Just the "press conference" alone is so completely without any real value, you could spend the next week fisking pretty much every assertion, if not literally every single sentence. A cursory reading of the whole thing will illustrate that, as well as the fact that as with most things Bush, it's just not worth the time.

The main thing to take from the estimate is not its accuracy, but its implications. The "real" figure may be "only" 100,000 or even less, though I can't imagine a remotely realistic estimate at this point of less than 75,000. And that doesn't even take into account the maimed and wounded, the soldiers and civilians who are saved by the wonders and advances of medical technology, but have had their lives and bodies forever altered.

And for what? So Bush can feel tough and show us all how principled and godly he is? So the warporn enthusiasts have more wanking material, telling us how "serious" they are? If there were a realistic, attainable strategic objective to all this, I could see it. But the fact of the matter is, we're on the verge of turning a bloody dictatorship that, for all its faults, was the technological and commercial leader of the region, into a bloody fundamentalist theocracy backwater, where everyone with any skills and practical ability has gotten the hell out.

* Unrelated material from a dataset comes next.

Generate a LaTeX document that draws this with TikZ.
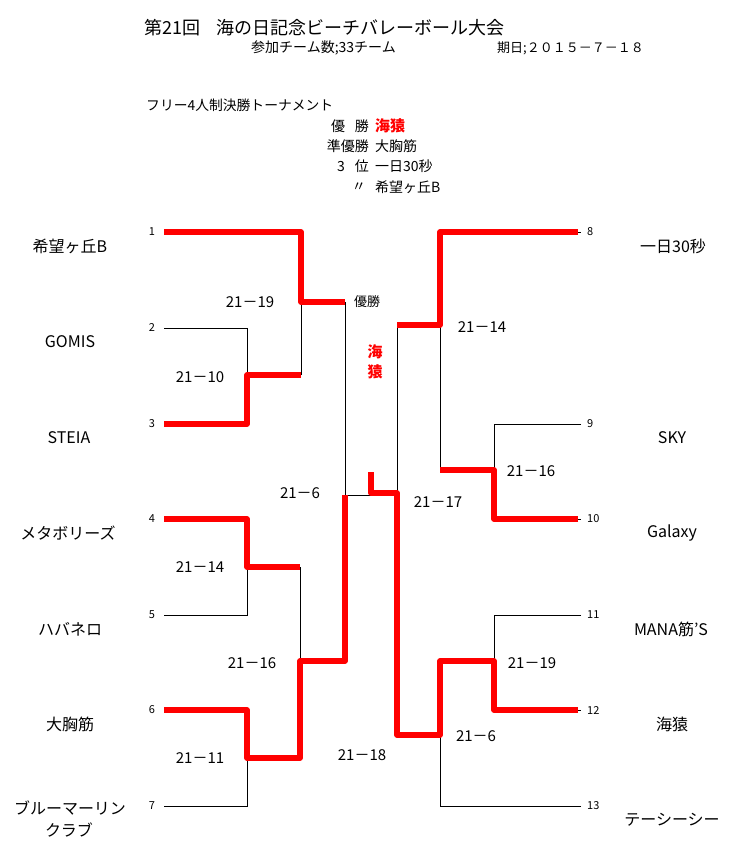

If they're lucky, and if we all step in and help, Iraq might get back on its feet in a generation. And who knows, perhaps like the Vietnamese, they'll move past what the Stratego players of this administration wrought on their country and forgive us. It's certainly more than we would do for them, if the roles were reversed. The toxic bloodlust of the past five years has demonstrated at least that much.

2 comments:

  1. BBC 3 part series on "Gladio", google video. English and also alot of French and Italian with subtitles ... sometimes a bit tedious but well worth the time.

    ReplyDelete
  2. I saw the mention of that on Rigorous Intuition. I will definitely check that out when I get the chance. Too bad it'll never get broadcast over here.